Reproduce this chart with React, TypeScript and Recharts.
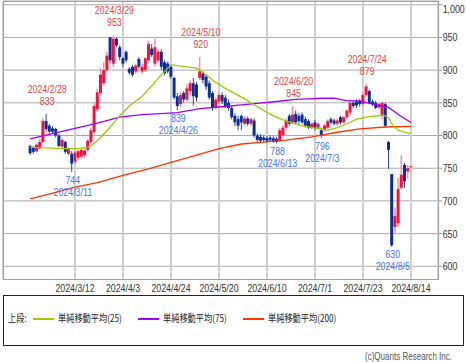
import React from 'react';
import { ComposedChart, Bar, Line, XAxis, YAxis, CartesianGrid, ReferenceDot } from 'recharts';

// trading days (2024)
const dates = [
  '2/20','2/21','2/22','2/26','2/27','2/28','2/29','3/1','3/4','3/5','3/6','3/7','3/8','3/11','3/12','3/13','3/14','3/15','3/18','3/19',
  '3/21','3/22','3/25','3/26','3/27','3/28','3/29','4/1','4/2','4/3','4/4','4/5','4/8','4/9','4/10','4/11','4/12','4/15','4/16','4/17',
  '4/18','4/19','4/22','4/23','4/24','4/25','4/26','4/30','5/1','5/2','5/7','5/8','5/9','5/10','5/13','5/14','5/15','5/16','5/17','5/20',
  '5/21','5/22','5/23','5/24','5/27','5/28','5/29','5/30','5/31','6/3','6/4','6/5','6/6','6/7','6/10','6/11','6/12','6/13','6/14','6/17',
  '6/18','6/19','6/20','6/21','6/24','6/25','6/26','6/27','6/28','7/1','7/2','7/3','7/4','7/5','7/8','7/9','7/10','7/11','7/12','7/16',
  '7/17','7/18','7/19','7/22','7/23','7/24','7/25','7/26','7/29','7/30','7/31','8/1','8/2','8/5','8/6','8/7','8/8','8/9','8/13','8/14',
];
const opens = [
  784,782,776,780,790,822,815,811,810,800,783,790,772,772,760,766,768,770,778,790,
  805,840,865,880,900,950,910,948,935,918,928,902,905,898,917,898,900,915,933,910,
  915,928,912,910,905,888,860,848,865,855,868,880,878,888,895,890,880,865,843,852,
  862,858,850,842,830,825,830,818,826,818,823,800,798,797,796,797,796,795,792,800,
  812,830,820,833,830,832,825,822,812,820,812,808,808,812,825,823,818,828,820,828,
  835,850,852,853,848,862,868,852,850,843,830,848,790,741,660,666,720,755,745,752,
];
const highs = [
  786,784,788,795,826,833,818,814,812,802,796,792,782,776,778,778,780,780,795,812,
  850,872,903,912,928,951,953,950,938,920,930,905,908,910,920,910,920,945,940,948,
  932,932,915,913,908,890,865,866,868,878,884,888,882,920,898,893,884,868,858,866,
  866,862,855,845,834,830,832,830,829,828,826,803,802,800,799,800,799,798,812,815,
  826,833,845,838,834,835,829,825,820,824,820,812,818,825,828,826,826,830,830,840,
  852,853,855,856,866,879,870,855,853,850,852,850,792,741,690,735,770,758,755,753,
];
const lows = [
  770,772,774,778,788,806,803,803,797,782,780,772,770,744,756,762,765,766,775,788,
  803,836,862,876,896,910,905,935,915,905,912,893,890,895,903,895,897,912,920,905,
  912,900,892,895,887,855,839,843,850,852,862,846,852,885,880,870,855,838,840,848,
  848,842,838,825,814,808,808,815,815,815,797,790,790,790,789,790,789,788,790,798,
  810,815,818,817,818,818,812,810,810,808,809,796,805,810,817,815,815,817,818,825,
  832,842,842,844,845,860,848,845,840,840,825,812,749,630,650,660,718,720,734,751,
];
const closes = [
  773,775,786,790,822,810,806,806,800,784,793,775,780,757,774,776,778,777,792,808,
  845,866,893,900,922,915,948,938,920,910,915,896,893,907,905,905,918,940,923,935,
  928,905,895,898,890,858,845,862,855,872,880,860,858,898,885,875,858,842,855,862,
  852,845,842,828,820,815,820,826,818,825,800,793,792,793,792,793,791,790,808,812,
  823,818,832,820,822,820,815,812,818,812,818,800,815,822,820,818,823,820,828,838,
  850,845,846,848,862,875,850,848,842,848,850,815,778,632,677,718,740,730,750,753,
];

// moving averages
const ma25Dates = ['2/20','2/28','3/6','3/13','3/18','3/21','3/25','3/28','4/2','4/5','4/11','4/16','4/19','4/24','4/26','5/2','5/9','5/14','5/17','5/22','5/27','5/30','6/4','6/7','6/12','6/17','6/20','6/25','6/28','7/3','7/5','7/10','7/16','7/19','7/24','7/29','7/31','8/1','8/2','8/5','8/6','8/7','8/9','8/14'];
const ma25Vals = [782,781,780,780,782,788,797,813,830,845,860,876,893,908,907,905,903,893,881,872,864,856,847,838,830,824,819,815,812,810,808,812,818,825,828,830,831,830,827,818,812,808,805,803];
const ma75Dates = ['2/20','3/1','3/12','3/22','4/2','4/11','4/22','4/26','5/10','5/21','5/29','6/5','6/13','6/20','6/27','7/3','7/9','7/16','7/22','7/25','7/31','8/2','8/6','8/8','8/14'];
const ma75Vals = [795,803,811,819,828,832,834,835,841,844,847,849,852,855,856,857,857,853,853,849,845,843,836,829,820];
const ma200Dates = ['2/20','3/1','3/12','3/22','4/3','4/15','4/24','5/9','5/20','5/29','6/7','6/18','6/28','7/10','7/22','8/1','8/14'];
const ma200Vals = [703,712,721,728,739,749,759,770,780,787,790,793,798,805,810,813,814];

const xTicks = ['2024/3/12','2024/4/3','2024/4/24','2024/5/20','2024/6/10','2024/7/1','2024/7/23','2024/8/14'];
const yTicks = [600, 650, 700, 750, 800, 850, 900, 950, 1000];

const hiDates = ['2/28','3/29','5/10','6/20','7/24'];
const hiVals = [833, 953, 920, 845, 879];
const loDates = ['3/11','4/26','6/13','7/3','8/5'];
const loVals = [744, 839, 788, 796, 630];

const NUM_FONT = "'Liberation Sans', Arial, sans-serif";
const JP_FONT = "'Noto Sans CJK JP', sans-serif";
const SX = 0.8;
const UP = '#f5123f';
const UP_WICK = '#f78ea8';
const DOWN = '#0b2f9a';
const DOWN_WICK = '#2b4aa0';
const RED_TXT = '#e04545';
const BLUE_TXT = '#4474f2';

const lookup = (ds: string[], vs: number[]) => {
  const m: Record<string, number> = {};
  ds.forEach((d, i) => { m[d] = vs[i]; });
  return m;
};
const m25 = lookup(ma25Dates, ma25Vals);
const m75 = lookup(ma75Dates, ma75Vals);
const m200 = lookup(ma200Dates, ma200Vals);

const rows: any[] = [
  ...Array.from({ length: 8 }, (_, k) => ({ d: `pre${k}` })),
  ...dates.map((m, i) => ({
    d: `2024/${m}`,
    o: opens[i], h: highs[i], l: lows[i], c: closes[i],
    r: [lows[i], highs[i]],
    ma25: m25[m] ?? null,
    ma75: m75[m] ?? null,
    ma200: m200[m] ?? null,
  })),
  ...Array.from({ length: 8 }, (_, k) => ({ d: `post${k}` })),
];

const NText = ({ x, y, anchor = 'middle', fill, dy, children }: any) => (
  <g transform={`translate(${x},${y})`}>
    <text transform={`scale(${SX},1)`} x={0} y={0} dy={dy} textAnchor={anchor} fill={fill} fontSize={11} fontFamily={NUM_FONT}>{children}</text>
  </g>
);

const Candle = (props: any) => {
  const { x, y, width, height, payload } = props;
  if (!payload || payload.o == null) return null;
  const { o, h, l, c } = payload;
  const top = Math.min(y, y + height);
  const H = Math.abs(height);
  const span = h - l;
  const k = span > 0 ? H / span : 0;
  const yO = top + (h - o) * k;
  const yC = top + (h - c) * k;
  const up = c >= o;
  const bt = Math.min(yO, yC);
  const bh = Math.max(Math.abs(yO - yC), 1);
  const cx = x + width / 2;
  return (
    <g>
      <line x1={cx} x2={cx} y1={top} y2={top + Math.max(H, 1)} stroke={up ? UP_WICK : DOWN_WICK} strokeWidth={up ? 1.5 : 1} />
      <rect x={x} y={bt} width={width} height={bh} fill={up ? UP : DOWN} />
    </g>
  );
};

const HiLabel = (d: string, v: number) => (p: any) => (
  <g>
    <NText x={p.cx + 1} y={p.cy - 21} fill={RED_TXT}>{`2024/${d}`}</NText>
    <NText x={p.cx + 1} y={p.cy - 9} fill={RED_TXT}>{v}</NText>
  </g>
);
const LoLabel = (d: string, v: number) => (p: any) => (
  <g>
    <NText x={p.cx + 1} y={p.cy + 11.5} fill={BLUE_TXT}>{v}</NText>
    <NText x={p.cx + 1} y={p.cy + 23.5} fill={BLUE_TXT}>{`2024/${d}`}</NText>
  </g>
);

const XTick = (p: any) => (
  <NText x={p.x} y={p.y} fill="#333" dy="0.71em">{p.payload.value}</NText>
);
const YTick = (p: any) => (
  <NText x={p.x - 1} y={p.y} fill="#333" anchor="start" dy="0.355em">{Number(p.payload.value).toLocaleString('en-US')}</NText>
);

const legendItems = [
  { label: '単純移動平均(25)', color: '#99cc00', lx: 32, tx: 57 },
  { label: '単純移動平均(75)', color: '#9900ff', lx: 137, tx: 162 },
  { label: '単純移動平均(200)', color: '#ff3300', lx: 242, tx: 267 },
];

const jpText: React.CSSProperties = {
  position: 'absolute', top: 14, fontFamily: JP_FONT, fontSize: 10, color: '#222',
  transform: 'scaleX(0.82)', transformOrigin: 'left center', whiteSpace: 'nowrap', lineHeight: '16px',
};

export default function App() {
  return (
    <div style={{ position: 'absolute', left: 0, top: 0, width: 466, height: 362, background: '#fff', overflow: 'hidden' }}>
      <ComposedChart width={466} height={300} data={rows} margin={{ top: 1, right: 0, bottom: 0, left: 3 }}>
        <CartesianGrid vertical={false} stroke="#a9a9a9" />
        <CartesianGrid horizontal={false} stroke="#cfcfcf" strokeWidth={2} />
        <XAxis dataKey="d" type="category" ticks={xTicks} interval={0} tickLine={false} axisLine={false}
          height={20.5} tickSize={3} tickMargin={1.5} tick={<XTick />} />
        <YAxis orientation="right" domain={[579.8, 1005.7]} allowDataOverflow ticks={yTicks} width={27.8}
          axisLine={false} tickLine={{ stroke: '#999' }} tickSize={4} tickMargin={1.5} tick={<YTick />} />
        <Bar dataKey="r" barSize={3} shape={<Candle />} isAnimationActive={false} />
        <Line dataKey="ma200" stroke="#ff3300" strokeWidth={1.3} dot={false} connectNulls isAnimationActive={false} />
        <Line dataKey="ma75" stroke="#9900ff" strokeWidth={1.3} dot={false} connectNulls isAnimationActive={false} />
        <Line dataKey="ma25" stroke="#99cc00" strokeWidth={1.3} dot={false} connectNulls isAnimationActive={false} />
        {hiDates.map((d, i) => (
          <ReferenceDot key={`h${d}`} x={`2024/${d}`} y={hiVals[i]} r={0} shape={HiLabel(d, hiVals[i])} />
        ))}
        {loDates.map((d, i) => (
          <ReferenceDot key={`l${d}`} x={`2024/${d}`} y={loVals[i]} r={0} shape={LoLabel(d, loVals[i])} />
        ))}
      </ComposedChart>
      <div style={{ position: 'absolute', left: 2.5, top: 0.5, width: 436.2, height: 279.5, boxSizing: 'border-box', border: '1px solid #a0a0a0', pointerEvents: 'none' }} />
      <div style={{ position: 'absolute', left: 2.5, top: 295, width: 461.5, height: 51, boxSizing: 'border-box', border: '1px solid #222' }}>
        <span style={{ ...jpText, left: 4.5 }}>上段:</span>
        {legendItems.map((it) => (
          <React.Fragment key={it.label}>
            <div style={{ position: 'absolute', left: it.lx - 2.5, top: 22, width: 21, height: 1.5, background: it.color }} />
            <span style={{ ...jpText, left: it.tx - 2.5 }}>{it.label}</span>
          </React.Fragment>
        ))}
      </div>
      <div style={{ position: 'absolute', left: 365, top: 350, fontFamily: NUM_FONT, fontSize: 11, color: '#555', whiteSpace: 'nowrap', lineHeight: '13px', transform: 'scaleX(0.73)', transformOrigin: 'left center' }}>(c)Quants Research Inc.</div>
    </div>
  );
}
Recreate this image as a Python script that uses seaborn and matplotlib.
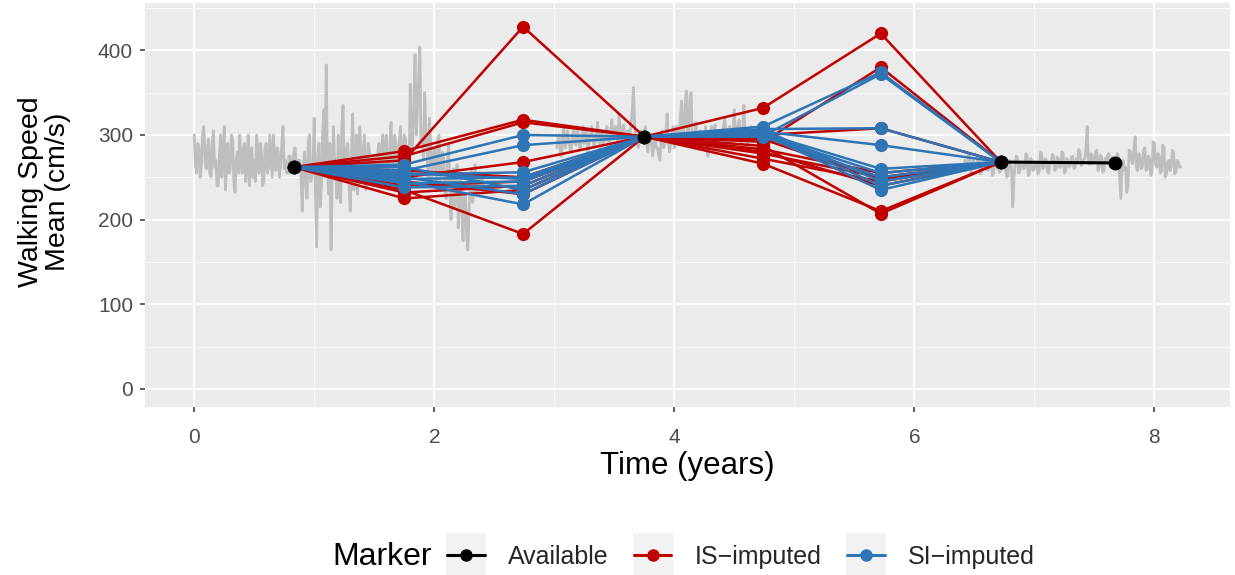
import numpy as np
import pandas as pd
import matplotlib
matplotlib.use("Agg")
import matplotlib.pyplot as plt
import seaborn as sns
from matplotlib.legend_handler import HandlerLine2D
from matplotlib.patches import Rectangle
from matplotlib.lines import Line2D

# ---------------------------------------------------------------- data
# continuous sensor trace (walking speed, cm/s), sampled every 0.01 years
trace_step = 0.01
trace1_start = 0.00
trace1 = [300, 265, 255, 290, 285, 250, 265, 300, 310, 270,
          260, 285, 295, 255, 250, 290, 305, 262, 270, 240,
          240, 275, 300, 250, 275, 310, 235, 265, 290, 255,
          260, 300, 295, 245, 232, 270, 280, 255, 300, 265,
          255, 285, 290, 245, 265, 300, 240, 270, 285, 250,
          270, 245, 300, 280, 255, 290, 280, 240, 245, 285,
          290, 255, 262, 300, 275, 250, 300, 265, 258, 285,
          280, 250, 265, 290, 310, 260, 270, 255, 255, 275,
          275, 255, 262, 280, 285, 265, 258, 270, 270, 250,
          210, 265, 280, 240, 225, 290, 300, 245, 250, 270,
          320, 230, 168, 275, 290, 215, 240, 300, 330, 250,
          383, 260, 230, 290, 164, 250, 310, 270, 255, 225,
          300, 245, 220, 310, 335, 260, 245, 285, 290, 240,
          210, 275, 325, 235, 260, 300, 230, 250, 310, 270,
          250, 285, 300, 235, 240, 290, 280, 250, 255, 275,
          275, 250, 245, 280, 290, 255, 260, 300, 285, 265,
          300, 240, 250, 290, 315, 260, 265, 300, 290, 245,
          275, 295, 310, 255, 260, 300, 295, 270, 285, 260,
          360, 280, 290, 340, 395, 300, 330, 370, 404, 290,
          300, 270, 350, 310, 280, 240, 320, 290, 250, 270,
          285, 260, 240, 295, 300, 245, 255, 280, 270, 230,
          225, 270, 290, 235, 200, 250, 260, 215, 235, 265,
          190, 240, 250, 205, 175, 230, 230, 180, 164, 210,
          245, 260, 220, 240, 265, 230, 235, 255, 255, 240,
          250, 235, 240]
trace2_start = 3.02
trace2 = [285, 295, 300, 280, 275, 300, 310, 285, 290, 305,
          295, 285, 280, 300, 305, 290, 288, 310, 300, 285,
          285, 300, 310, 290, 295, 305, 278, 290, 300, 310,
          305, 285, 290, 300, 315, 295, 285, 305, 300, 290,
          295, 305, 310, 285, 290, 300, 318, 295, 300, 310,
          305, 290, 325, 300, 295, 310, 312, 290, 300, 305,
          290, 300, 315, 330, 356, 310, 300, 290, 285, 300,
          305, 295, 290, 305, 310, 290, 280, 300, 298, 290,
          275, 290, 300, 285, 285, 275, 270, 295, 305, 285,
          290, 300, 325, 295, 280, 290, 300, 310, 285, 295,
          310, 300, 295, 320, 340, 300, 305, 335, 352, 300,
          300, 345, 350, 295, 290, 300, 315, 290, 295, 305,
          305, 290, 285, 300, 310, 290, 275, 295, 300, 310,
          290, 305, 312, 290, 282, 300, 305, 290, 295, 310,
          320, 300, 290, 305, 310, 295, 285, 310, 330, 300,
          300, 310, 318, 295, 290, 305, 335, 300, 305, 290,
          295, 305, 310, 300, 300]
trace3_start = 6.42
trace3 = [270, 258, 262, 278, 275, 255, 258, 270, 268, 260,
          263, 275, 272, 254, 256, 268, 266, 272, 270, 258,
          260, 270, 268, 252, 255, 275, 272, 260, 264, 256,
          258, 272, 270, 260, 262, 250, 252, 270, 268, 260,
          215, 250, 265, 275, 272, 255, 258, 268, 266, 260,
          262, 278, 275, 252, 255, 272, 270, 258, 260, 265,
          268, 254, 257, 280, 278, 260, 262, 272, 270, 256,
          255, 268, 266, 277, 275, 258, 260, 274, 272, 262,
          262, 280, 278, 255, 258, 272, 270, 262, 265, 274,
          275, 260, 262, 272, 270, 283, 280, 264, 266, 270,
          272, 285, 310, 268, 265, 278, 276, 266, 268, 280,
          282, 258, 262, 276, 274, 256, 258, 272, 270, 276,
          278, 262, 264, 274, 272, 264, 266, 278, 275, 250,
          225, 262, 270, 258, 262, 232, 240, 282, 280, 270,
          266, 285, 298, 262, 258, 278, 275, 260, 263, 282,
          285, 258, 260, 275, 272, 252, 255, 292, 290, 265,
          262, 278, 275, 255, 258, 288, 285, 250, 254, 268,
          270, 258, 262, 282, 280, 254, 256, 270, 268, 262,
          262]

# yearly visits: observed marker values
visit_times = [0.83, 1.75, 2.74, 3.75, 4.74, 5.72, 6.72, 7.67]
available_times = [0.83, 3.75, 6.72, 7.67]
available_values = [262, 298, 268, 267]

# imputed values at the missing visits (1.75, 2.74, 4.74, 5.72), one row per draw
is_imputed = [
    [270, 428, 300, 308],
    [281, 318, 332, 420],
    [275, 315, 292, 380],
    [235, 183, 287, 207],
    [250, 268, 283, 255],
    [240, 245, 278, 250],
    [232, 240, 272, 245],
    [225, 235, 266, 210],
    [258, 250, 295, 248],
    [245, 230, 280, 240],
]
si_imputed = [
    [265, 300, 310, 374],
    [258, 288, 307, 308],
    [253, 256, 304, 288],
    [248, 250, 302, 260],
    [243, 245, 300, 255],
    [238, 240, 298, 250],
    [262, 235, 306, 245],
    [250, 230, 303, 240],
    [245, 218, 301, 235],
    [255, 248, 299, 372],
]

method_labels = ["Available", "IS\u2212imputed", "SI\u2212imputed"]
method_colors = dict(zip(method_labels, ["black", "#C00000", "#2E75B6"]))

# ---------------------------------------------------------------- tables
trace_frames = []
for seg, (start, vals) in enumerate([(trace1_start, trace1),
                                     (trace2_start, trace2),
                                     (trace3_start, trace3)]):
    t = start + trace_step * np.arange(len(vals))
    trace_frames.append(pd.DataFrame({"time": t, "speed": vals, "segment": seg}))
trace_df = pd.concat(trace_frames, ignore_index=True)

# each imputation draw forms a path through the observed visits around the gaps
path_times = visit_times[:7]
rows = []
for method, draws in [(method_labels[1], is_imputed), (method_labels[2], si_imputed)]:
    for d, (a, b, c, e) in enumerate(draws):
        vals = [available_values[0], a, b, available_values[1], c, e, available_values[2]]
        for t, v in zip(path_times, vals):
            rows.append({"time": t, "speed": v, "method": method, "draw": f"{method}-{d}"})
imp_df = pd.DataFrame(rows)

avail_df = pd.DataFrame({"time": available_times, "speed": available_values})

# ---------------------------------------------------------------- style
sns.set_theme(style="darkgrid", rc={
    "axes.facecolor": "#EBEBEB",
    "grid.color": "white",
    "axes.edgecolor": "none",
})
plt.rcParams["font.family"] = ["Liberation Sans", "DejaVu Sans"]

fig = plt.figure(figsize=(12.35, 5.75), dpi=100)
W, H = 1235, 575
ax = fig.add_axes([145 / W, 1 - 407 / H, (1230 - 145) / W, (407 - 3) / H])

# grey trace
sns.lineplot(data=trace_df, x="time", y="speed", units="segment", estimator=None,
             color="#BEBEBE", linewidth=2.0, sort=False, ax=ax, legend=False, zorder=2)

# imputation paths
sns.lineplot(data=imp_df, x="time", y="speed", hue="method", units="draw",
             estimator=None, sort=False, palette=method_colors,
             hue_order=method_labels[1:], marker="o", markersize=9.5,
             markeredgewidth=0, linewidth=1.8, ax=ax, legend=False, zorder=3)

# observed visits: points, and the line between consecutive observed visits
sns.lineplot(data=avail_df.iloc[2:], x="time", y="speed", color="black",
             linewidth=2.2, estimator=None, ax=ax, legend=False, zorder=4)
sns.scatterplot(data=avail_df, x="time", y="speed", color="black", s=100,
                linewidth=0, ax=ax, legend=False, zorder=5)

# ---------------------------------------------------------------- axes
ax.set_xlim(-0.41, 8.63)
ax.set_ylim(-21.5, 456)
ax.set_xticks([0, 2, 4, 6, 8])
ax.set_xticks([1, 3, 5, 7], minor=True)
ax.set_yticks([0, 100, 200, 300, 400])
ax.set_yticks([50, 150, 250, 350, 450], minor=True)
ax.grid(which="major", color="white", linewidth=1.5)
ax.grid(which="minor", color="white", linewidth=0.75)
ax.tick_params(which="major", bottom=True, left=True, length=3.6, width=1.1,
               color="#333333", labelcolor="#4D4D4D", labelsize=15)
ax.tick_params(which="minor", length=0)
ax.tick_params(axis="x", pad=11.5)
ax.tick_params(axis="y", pad=5)
ax.set_xlabel("")
ax.set_ylabel("")
for s in ax.spines.values():
    s.set_visible(False)

fig.text(687.5 / W, 1 - 466 / H, "Time (years)", ha="center", va="center",
         fontsize=22.5, color="black")
fig.text(45 / W, 1 - 192 / H, "Walking Speed\nMean (cm/s)", ha="center", va="center",
         rotation=90, fontsize=20.5, color="black", linespacing=1.05,
         multialignment="center")


# ---------------------------------------------------------------- legend
class KeyBox(HandlerLine2D):
    def create_artists(self, legend, orig_handle, xdescent, ydescent,
                       width, height, fontsize, trans):
        arts = super().create_artists(legend, orig_handle, xdescent, ydescent,
                                      width, height, fontsize, trans)
        extra = 0.55 * fontsize
        pad = 0.05 * fontsize
        bg = Rectangle((-xdescent - pad, -ydescent - extra), width + 2 * pad,
                       height + 2 * extra, facecolor="#F2F2F2", edgecolor="none",
                       transform=trans)
        return [bg] + list(arts)


handles = [Line2D([], [], color=method_colors[m], marker="o", markersize=9,
                  markeredgewidth=0, linewidth=2.2) for m in method_labels]
leg = fig.legend(handles, method_labels, loc="center left",
                 bbox_to_anchor=(447 / W, 1 - 557 / H), ncol=3, frameon=False,
                 fontsize=18, handlelength=1.5, handletextpad=0.95,
                 columnspacing=1.0, borderpad=0, borderaxespad=0,
                 handler_map={Line2D: KeyBox()})
fig.text(432 / W, 1 - 557 / H, "Marker", ha="right", va="center",
         fontsize=23, color="black")

fig.savefig("out.png", dpi=100)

━━━━━━━━━━

→ STATED EXERCISE
Copy out the listing above from the line containing "Recreate this image" to the line containing "from matplotlib.lines import Line2D", both included, exactly as written and minus the images.

→ PROBLEM SOLUTION
Recreate this image as a Python script that uses seaborn and matplotlib.
import numpy as np
import pandas as pd
import matplotlib
matplotlib.use("Agg")
import matplotlib.pyplot as plt
import seaborn as sns
from matplotlib.legend_handler import HandlerLine2D
from matplotlib.patches import Rectangle
from matplotlib.lines import Line2D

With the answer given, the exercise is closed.